2005-06-15 15:59I don't really know much about rendering, can anyone else answer this?
Is it possible that the new programing features in OpenGL and DirectX like Shading Language could do things like reflections and shadows. I would like to learn more about this.
Martin -
By: Nobody/Anonymous - nobody
RE: raytracing or real time mapping?
2005-06-17 09:56It's likely to be done using a technique called environment (A.K.A. reflection) mapping. As I understand it you use the camera view vector to calculate UV coordinates (for reflection only) on your reflective model. You then use these UV coordinates to map a bitmap representing the (static) surroundings on to the model. The map is an known as an environment map (or a reflection map).
Interestingly, blurred reflection (to simulate a rough metal surface) can be got just by blurring the environment map, a fast procedure. The equivalent procedure in a raytracer is very slow. You can also use any map you like, it doesn't have to represent the real surroundings of the object at all.
The technique is described in detail at
http://www.opengl.org/resources/tutorials/sig99/advanced99/notes/node174.html
And there is a page on its history at
http://www.debevec.org/ReflectionMapping/
It does have limitations. In some games items carried by the player are reflective.
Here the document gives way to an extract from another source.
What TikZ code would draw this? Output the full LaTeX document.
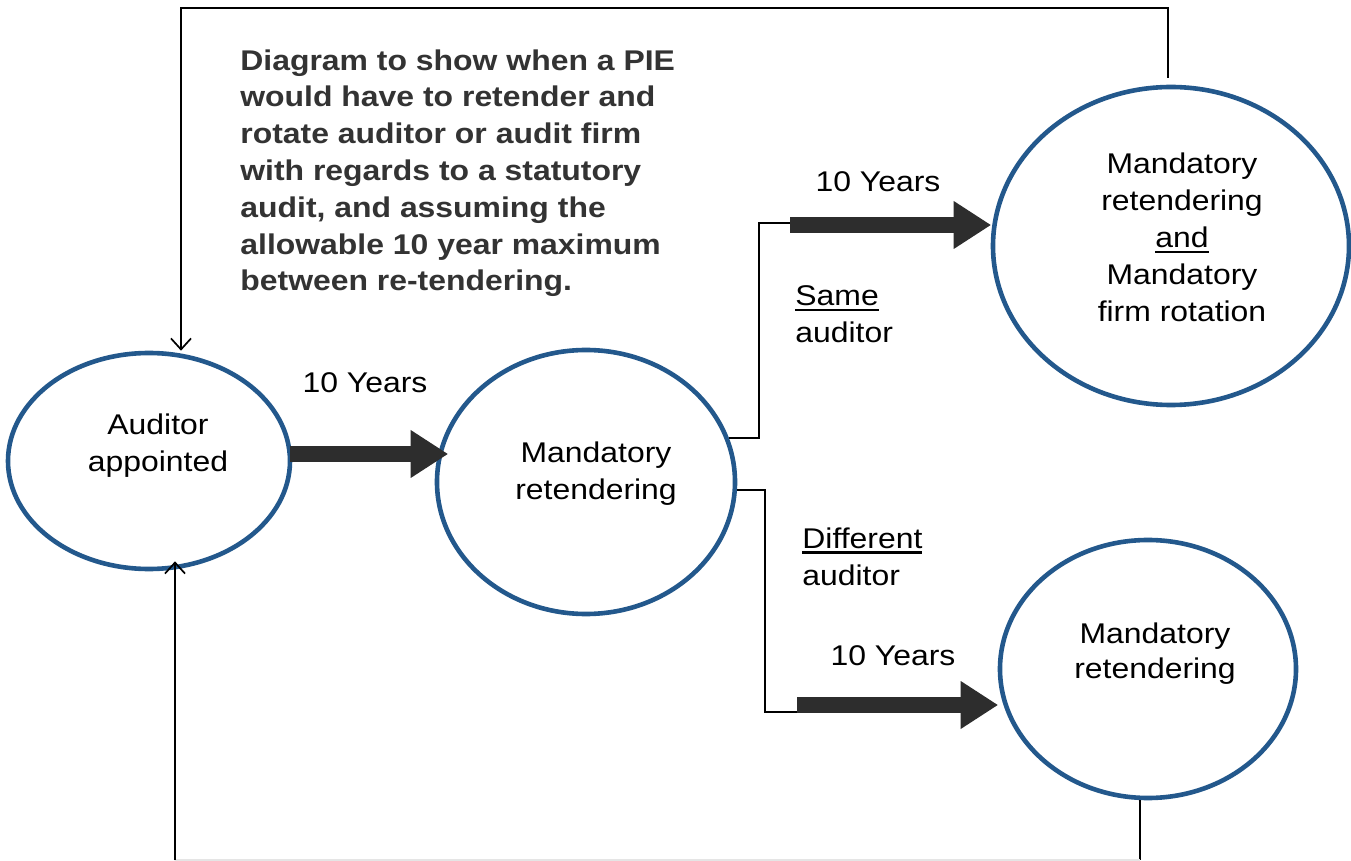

You then see environment maps change abruptly as you move from room to room - each room has a different environment map but you can't interpolate between them smoothly.
In other (older) games you can see that the UV coordinates are not interpolated smoothly, but are precalculated for five or six viewing angles - the reflection does not change continuously as you move around a reflective object, but in discrete steps.
Real-time raytracing is a long way away for general purpose use without dedicated hardware. There exist "demos" written by very talented people that can do realtime raytracing in specific, limited surfaces (often at low resolution and with heavy interpolation). I think
http://www.scene.org
is probably a good site to start at if you are interesting in finding such things.